La casa era un lugar de milagros cotidianos, estábamos vivos, teníamos hambre, sentido del humor y ganas de jugar
Por Sergio Torres
La casa era un lugar de milagros cotidianos, estábamos vivos, teníamos hambre, sentido del humor y ganas de jugar. La pieza más importante era la cocina y, con ella, la mesa del comedor.
La señora de la casa, que hace también el papel de esposa, madre de un puñado de niños, había aprendido a aprovechar todo lo que hubiera a la mano conforme fuera llegando. Siempre había gente comiendo. Nosotros, antes de la escuela y al volver; algún tío, tía, comadre, vecino, amigo que, de pasada, llegaba a aliviar su sed ante el sofocante calor húmedo de la ciudad más llena de sol.

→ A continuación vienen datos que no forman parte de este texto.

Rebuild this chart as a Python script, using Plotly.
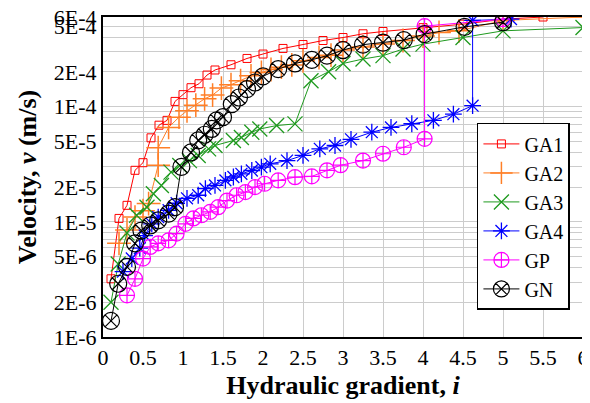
import plotly.graph_objects as go

# ---- data ----
GA1_x = [0.1, 0.2, 0.3, 0.4, 0.5, 0.6, 0.7, 0.8, 0.9, 1.0, 1.1, 1.2, 1.3, 1.4, 1.6, 1.8, 2.0,
         2.25, 2.5, 2.75, 3.0, 3.25, 3.5, 4.0, 4.5, 5.0, 5.5]
GA1_y = [3.2e-6, 1.07e-5, 1.39e-5, 2.8e-5, 3.26e-5, 5.36e-5, 6.9e-5, 7.6e-5, 1.11e-4, 1.27e-4,
         1.46e-4, 1.58e-4, 1.88e-4, 2.08e-4, 2.31e-4, 2.62e-4, 2.86e-4, 3.2e-4, 3.46e-4, 3.75e-4,
         3.98e-4, 4.29e-4, 4.49e-4, 4.85e-4, 5.2e-4, 5.74e-4, 6.0e-4]

GA2_x = [0.2, 0.3, 0.4, 0.5, 0.57, 0.69, 0.69, 0.82, 0.95, 1.05, 1.16, 1.27, 1.37, 1.48, 1.6,
         1.72, 1.85, 1.98, 2.1, 2.23, 2.36, 2.5, 2.7, 2.85, 3.0, 3.25, 3.5, 3.75, 4.0, 4.2, 4.45,
         5.0, 6.0]
GA2_y = [6.5e-6, 8.5e-6, 1.1e-5, 1.25e-5, 1.44e-5, 3.1e-5, 4.4e-5, 6.6e-5, 8.1e-5, 9.2e-5,
         1.03e-4, 1.17e-4, 1.26e-4, 1.45e-4, 1.55e-4, 1.68e-4, 1.85e-4, 1.98e-4, 2.1e-4, 2.2e-4,
         2.3e-4, 2.5e-4, 2.67e-4, 2.8e-4, 3.1e-4, 3.3e-4, 3.5e-4, 3.75e-4, 4.1e-4, 4.4e-4,
         4.55e-4, 5.6e-4, 6.0e-4]

GA3_x = [0.1, 0.19, 0.3, 0.42, 0.55, 0.63, 0.73, 0.85, 0.96, 1.08, 1.19, 1.32, 1.4, 1.63, 1.73,
         1.86, 1.96, 2.17, 2.4, 2.6, 2.82, 3.0, 3.25, 3.5, 3.75, 4.0, 4.5, 5.0, 6.0]
GA3_y = [2.0e-6, 4.3e-6, 8.0e-6, 1.14e-5, 1.34e-5, 1.75e-5, 2.07e-5, 2.7e-5, 3.08e-5, 3.4e-5,
         3.77e-5, 4.3e-5, 4.6e-5, 5.08e-5, 5.4e-5, 6.0e-5, 6.4e-5, 6.85e-5, 7.08e-5, 1.68e-4,
         2.01e-4, 2.37e-4, 2.59e-4, 2.77e-4, 3.16e-4, 3.49e-4, 3.98e-4, 4.55e-4, 4.86e-4]

GA4_x = [0.25, 0.36, 0.46, 0.52, 0.61, 0.69, 0.82, 0.92, 1.05, 1.19, 1.28, 1.4, 1.53, 1.63,
         1.73, 1.86, 1.98, 2.09, 2.3, 2.5, 2.71, 2.9, 3.1, 3.36, 3.6, 3.86, 4.13, 4.38, 4.62,
         4.62, 5.1]
GA4_y = [3.7e-6, 4.8e-6, 5.9e-6, 7.6e-6, 9.6e-6, 1.1e-5, 1.26e-5, 1.45e-5, 1.6e-5, 1.7e-5,
         1.94e-5, 2.07e-5, 2.29e-5, 2.45e-5, 2.61e-5, 2.79e-5, 2.98e-5, 3.19e-5, 3.4e-5,
         3.77e-5, 4.3e-5, 4.6e-5, 5.2e-5, 6.0e-5, 6.6e-5, 7.1e-5, 7.6e-5, 8.6e-5, 1.02e-4,
         5.6e-4, 5.75e-4]

GP_x = [0.3, 0.4, 0.5, 0.59, 0.69, 0.82, 0.92, 1.03, 1.13, 1.23, 1.34, 1.44, 1.55, 1.67, 1.78,
        1.9, 2.02, 2.19, 2.4, 2.61, 2.8, 2.97, 3.25, 3.5, 3.76, 4.02, 4.02, 5.0]
GP_y = [2.3e-6, 3.2e-6, 4.8e-6, 6.05e-6, 6.5e-6, 6.9e-6, 7.9e-6, 9.6e-6, 1.07e-5, 1.14e-5,
        1.22e-5, 1.34e-5, 1.53e-5, 1.7e-5, 1.81e-5, 2.0e-5, 2.14e-5, 2.29e-5, 2.44e-5, 2.48e-5,
        2.8e-5, 3.1e-5, 3.4e-5, 3.9e-5, 4.44e-5, 5.25e-5, 5.0e-4, 5.74e-4]

GN_x = [0.1, 0.19, 0.3, 0.4, 0.48, 0.59, 0.69, 0.82, 0.9, 0.98, 1.1, 1.19, 1.27, 1.36, 1.42,
        1.5, 1.61, 1.7, 1.8, 1.9, 2.0, 2.19, 2.4, 2.61, 2.8, 3.0, 3.25, 3.5, 3.76, 4.02, 4.52, 5.0]
GN_y = [1.38e-6, 2.9e-6, 4.06e-6, 6.5e-6, 8.4e-6, 9.3e-6, 1.03e-5, 1.18e-5, 1.34e-5, 3.0e-5,
        4.0e-5, 5.1e-5, 5.7e-5, 6.4e-5, 7.6e-5, 8.1e-5, 1.05e-4, 1.2e-4, 1.42e-4, 1.62e-4,
        1.83e-4, 2.12e-4, 2.37e-4, 2.55e-4, 2.77e-4, 3.1e-4, 3.45e-4, 3.6e-4, 3.78e-4, 4.26e-4,
        4.93e-4, 5.4e-4]

x_ticks = [0, 0.5, 1, 1.5, 2, 2.5, 3, 3.5, 4, 4.5, 5, 5.5, 6]
x_labels = ["0", "0.5", "1", "1.5", "2", "2.5", "3", "3.5", "4", "4.5", "5", "5.5", "6"]
y_labelled = {1e-6: "1E-6", 2e-6: "2E-6", 5e-6: "5E-6", 1e-5: "1E-5", 2e-5: "2E-5",
              5e-5: "5E-5", 1e-4: "1E-4", 2e-4: "2E-4", 5e-4: "5E-4", 6e-4: "6E-4"}

# gridline positions (every 1..9 per decade)
y_grid = []
for e in (-6, -5, -4):
    for m in range(1, 10):
        v = m * 10.0 ** e
        if v <= 6.0001e-4:
            y_grid.append(v)
y_text = []
for v in y_grid:
    lab = ""
    for k, t in y_labelled.items():
        if abs(v - k) / k < 1e-6:
            lab = t
    y_text.append(lab)

FONT = "Liberation Serif"

series = [
    ("GA1", GA1_x, GA1_y, "#ff0000", dict(symbol="square-open", size=8, line=dict(width=1))),
    ("GA2", GA2_x, GA2_y, "#ff7f27", dict(symbol="cross-thin-open", size=17, line=dict(width=1.5))),
    ("GA3", GA3_x, GA3_y, "#1f9a1f", dict(symbol="x-thin-open", size=15, line=dict(width=1.3))),
    ("GA4", GA4_x, GA4_y, "#0000ff", dict(symbol="asterisk-open", size=14, line=dict(width=1.3))),
    ("GP", GP_x, GP_y, "#ff00ff", dict(symbol="circle-cross-open", size=15, line=dict(width=1.2))),
    ("GN", GN_x, GN_y, "#000000", dict(symbol="circle-x-open", size=17, line=dict(width=1.2))),
]

fig = go.Figure()
for name, xs, ys, col, mk in series:
    mk = dict(mk)
    mk["color"] = col
    mk["line"] = dict(mk["line"], color=col)
    fig.add_trace(go.Scatter(x=xs, y=ys, mode="lines+markers", name=name,
                             line=dict(color=col, width=1), marker=mk))

fig.update_layout(
    width=582, height=395,
    margin=dict(l=95, r=7, t=9, b=66),
    paper_bgcolor="white", plot_bgcolor="white",
    font=dict(family=FONT, size=22, color="black"),
    showlegend=True,
    legend=dict(x=0.779, y=0.669, xanchor="left", yanchor="top",
                bgcolor="white", bordercolor="black", borderwidth=1.5,
                font=dict(family=FONT, size=20, color="black"),
                tracegroupgap=0, itemwidth=36),
)
fig.update_xaxes(
    range=[0, 6], tickmode="array", tickvals=x_ticks, ticktext=x_labels,
    showgrid=True, gridcolor="#cccccc", gridwidth=1, zeroline=False,
    showline=True, linecolor="black", linewidth=2, mirror=True, ticks="",
    tickfont=dict(family=FONT, size=22), ticklabeloverflow="allow",
    title=dict(text="<b>Hydraulic gradient, <i>i</i></b>", font=dict(family=FONT, size=26), standoff=6),
    automargin=False,
)
fig.update_yaxes(
    type="log", range=[-6, 0.77815 - 4],
    tickmode="array", tickvals=y_grid, ticktext=y_text,
    showgrid=True, gridcolor="#cccccc", gridwidth=1, zeroline=False,
    showline=True, linecolor="black", linewidth=2, mirror=True, ticks="",
    tickfont=dict(family=FONT, size=22), ticklabeloverflow="allow",
    title=dict(text="<b>Velocity, <i>v</i> (m/s)</b>", font=dict(family=FONT, size=26), standoff=10),
    automargin=False,
)

fig.write_html("out.html")
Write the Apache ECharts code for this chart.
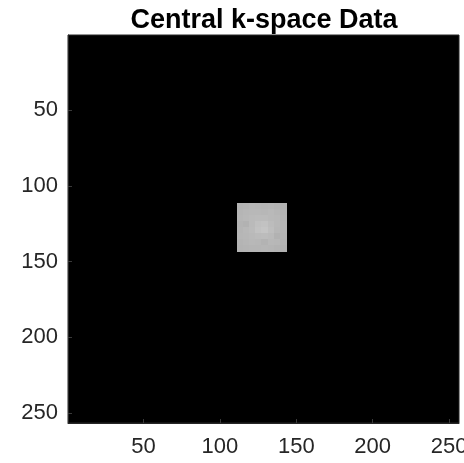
<!DOCTYPE html>
<html>
<head>
<meta charset="utf-8">
<script src="https://cdn.jsdelivr.net/npm/echarts@6/dist/echarts.min.js"></script>
<style>html,body{margin:0;padding:0;background:#fff}#c{width:464px;height:463px}</style>
</head>
<body>
<div id="c"></div>
<script>
// Image size (pixels) of the k-space matrix
var imageSize = 256;
// Tick labels
var xTicks = [50, 100, 150, 200, 250];
var yTicks = [50, 100, 150, 200, 250];
// Central block: first pixel index (1-based) and block edge in pixels
var squareStart = 112;
var blockSize = 4;
// Estimated gray levels (0-255) of the central 32x32 region, in 8x8 blocks, rows top→bottom
var row0 = [180, 181, 183, 182, 181, 182, 180, 179];
var row1 = [181, 183, 184, 184, 183, 185, 182, 180];
var row2 = [182, 184, 186, 187, 187, 185, 184, 181];
var row3 = [180, 178, 186, 192, 194, 188, 184, 182];
var row4 = [181, 184, 187, 194, 197, 190, 183, 182];
var row5 = [182, 183, 185, 187, 188, 186, 178, 181];
var row6 = [180, 182, 184, 183, 179, 184, 183, 180];
var row7 = [179, 180, 181, 181, 182, 181, 179, 178];
var blockRows = [row0, row1, row2, row3, row4, row5, row6, row7];

var data = [];
blockRows.forEach(function (row, r) {
  row.forEach(function (v, c) {
    data.push([squareStart + c * blockSize, squareStart + r * blockSize, v]);
  });
});

var chart = echarts.init(document.getElementById('c'), null, {renderer: 'canvas'});
var font = '"Liberation Sans", Arial, Helvetica, sans-serif';
chart.setOption({
  backgroundColor: '#ffffff',
  animation: false,
  title: {
    text: 'Central k-space Data',
    left: 259,
    textAlign: 'center',
    top: 2,
    textStyle: {fontFamily: font, fontSize: 27, fontWeight: 'bold', color: '#000'}
  },
  grid: {
    left: 68, top: 35, width: 391, height: 388,
    outerBoundsMode: 'none', containLabel: false,
    show: true, backgroundColor: '#000', borderColor: '#262626', borderWidth: 1
  },
  xAxis: {
    type: 'value', min: 0.5, max: imageSize + 0.5,
    splitLine: {show: false},
    axisLine: {show: true, lineStyle: {color: '#262626'}},
    axisTick: {show: true, inside: true, length: 4, customValues: xTicks, lineStyle: {color: '#3a3a3a'}},
    axisLabel: {customValues: xTicks, margin: 13, fontFamily: font, fontSize: 22, color: '#262626'}
  },
  yAxis: {
    type: 'value', min: 0.5, max: imageSize + 0.5, inverse: true,
    splitLine: {show: false},
    axisLine: {show: true, lineStyle: {color: '#262626'}},
    axisTick: {show: true, inside: true, length: 4, customValues: yTicks, lineStyle: {color: '#3a3a3a'}},
    axisLabel: {customValues: yTicks, margin: 10, fontFamily: font, fontSize: 22, color: '#262626'}
  },
  series: [{
    type: 'custom',
    data: data,
    encode: {x: 0, y: 1},
    renderItem: function (params, api) {
      var x0 = api.value(0) - 0.5, y0 = api.value(1) - 0.5;
      var p1 = api.coord([x0, y0]);
      var p2 = api.coord([x0 + blockSize, y0 + blockSize]);
      var g = Math.round(api.value(2));
      var c = 'rgb(' + g + ',' + g + ',' + g + ')';
      var xa = Math.floor(p1[0]), ya = Math.floor(p1[1]);
      var xb = Math.ceil(p2[0]), yb = Math.ceil(p2[1]);
      return {
        type: 'rect',
        shape: {x: xa, y: ya, width: xb - xa, height: yb - ya},
        style: {fill: c, stroke: null}
      };
    }
  }]
});
</script>
</body>
</html>
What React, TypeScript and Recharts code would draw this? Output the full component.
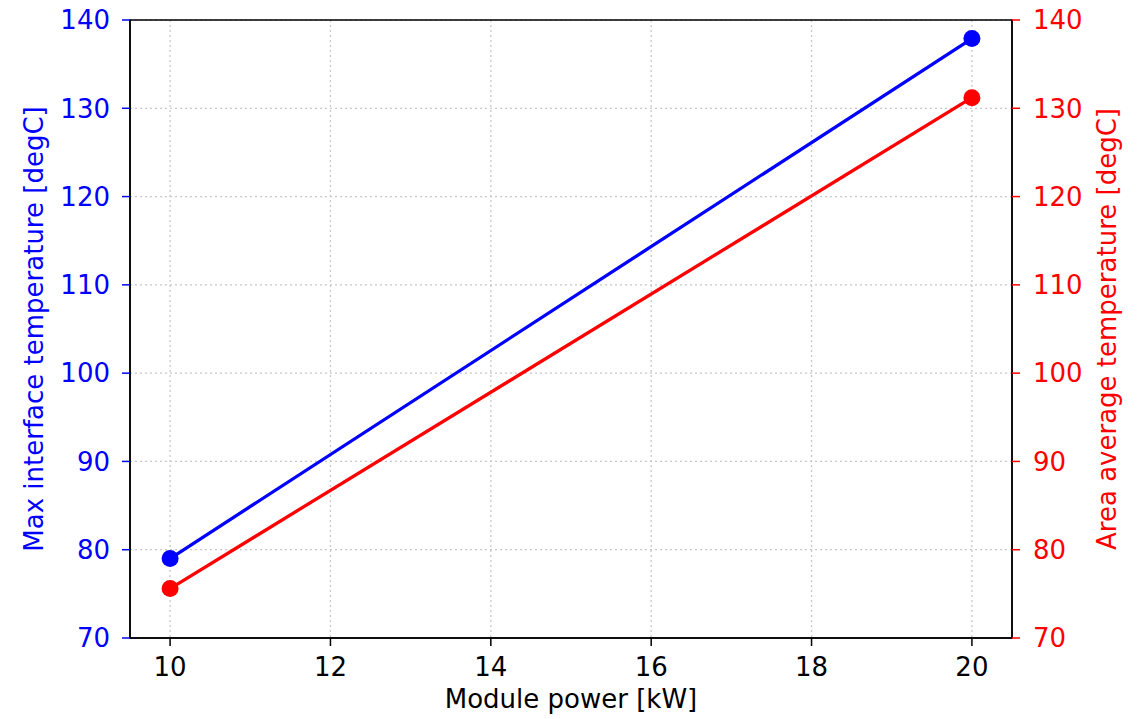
import React from 'react';
import { LineChart, Line, XAxis, YAxis, CartesianGrid, ReferenceArea } from 'recharts';

const modulePower = [10, 20];
const maxInterfaceTemp = [79.0, 137.9];
const areaAverageTemp = [75.6, 131.2];

const xTicks = [10, 12, 14, 16, 18, 20];
const yTicks = [70, 80, 90, 100, 110, 120, 130, 140];

const FONT = '"DejaVu Sans", sans-serif';
const FS = 26;
const BLUE = '#0000ff';
const RED = '#ff0000';

const data = modulePower.map((p, i) => ({
  power: p,
  maxTemp: maxInterfaceTemp[i],
  avgTemp: areaAverageTemp[i],
}));

export default function App() {
  return (
    <div style={{ position: 'absolute', left: 0, top: 0, width: 1138, height: 719, background: '#fff' }}>
      <LineChart width={1138} height={719} data={data} margin={{ top: 20, right: 0, bottom: 0, left: 0 }}>
        <CartesianGrid
          yAxisId="left"
          stroke="#c8c8c8"
          strokeWidth={1.3}
          strokeDasharray="2 3"
          horizontalValues={yTicks}
          verticalValues={xTicks}
        />
        <XAxis
          dataKey="power"
          type="number"
          domain={[9.5, 20.5]}
          ticks={xTicks}
          height={81}
          tickSize={8}
          tickMargin={12}
          axisLine={{ stroke: '#000', strokeWidth: 1.5 }}
          tickLine={{ stroke: '#000', strokeWidth: 1.5 }}
          tick={{ fill: '#000', fontSize: FS, fontFamily: FONT }}
          label={{
            value: 'Module power [kW]',
            position: 'insideBottom',
            offset: 11,
            fill: '#000',
            fontSize: FS,
            fontFamily: FONT,
          }}
        />
        <YAxis
          yAxisId="left"
          orientation="left"
          type="number"
          domain={[70, 140]}
          ticks={yTicks}
          width={130}
          tickSize={8}
          tickMargin={12}
          axisLine={{ stroke: '#000', strokeWidth: 1.5 }}
          tickLine={{ stroke: BLUE, strokeWidth: 1.5 }}
          tick={{ fill: BLUE, fontSize: FS, fontFamily: FONT }}
          label={{
            value: 'Max interface temperature [degC]',
            angle: -90,
            position: 'insideLeft',
            offset: 34,
            fill: BLUE,
            fontSize: FS,
            fontFamily: FONT,
            style: { textAnchor: 'middle' },
          }}
        />
        <YAxis
          yAxisId="right"
          orientation="right"
          type="number"
          domain={[70, 140]}
          ticks={yTicks}
          width={126}
          tickSize={8}
          tickMargin={13}
          axisLine={{ stroke: '#000', strokeWidth: 1.5 }}
          tickLine={{ stroke: RED, strokeWidth: 1.5 }}
          tick={{ fill: RED, fontSize: FS, fontFamily: FONT }}
          label={{
            value: 'Area average temperature [degC]',
            angle: -90,
            position: 'insideRight',
            offset: 31,
            fill: RED,
            fontSize: FS,
            fontFamily: FONT,
            style: { textAnchor: 'middle' },
          }}
        />
        <ReferenceArea
          yAxisId="left"
          x1={9.5}
          x2={20.5}
          y1={70}
          y2={140}
          fill="none"
          fillOpacity={0}
          stroke="#000"
          strokeWidth={1.5}
        />
        <Line
          yAxisId="left"
          dataKey="maxTemp"
          stroke={BLUE}
          strokeWidth={3.3}
          dot={{ r: 8.5, fill: BLUE, stroke: BLUE, strokeWidth: 0 }}
          isAnimationActive={false}
        />
        <Line
          yAxisId="right"
          dataKey="avgTemp"
          stroke={RED}
          strokeWidth={3.3}
          dot={{ r: 8.5, fill: RED, stroke: RED, strokeWidth: 0 }}
          isAnimationActive={false}
        />
      </LineChart>
    </div>
  );
}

El reloj se movía y aquella mujer sacaba brazos de no sé dónde para preparar comida para el regimiento a su cargo, hacer costuras, rezar su rosario, preparar frijoles puercos para la cooperativa escolar, ir a juntas, ir a ver presentaciones, vender boletos de rifas, kermeses, té canasta ‒nunca supe qué hacían las señoras en esas fiestas‒.
De niña, le decían Comino. De grande, le llamamos mamá. Gracias, doña Chuyita.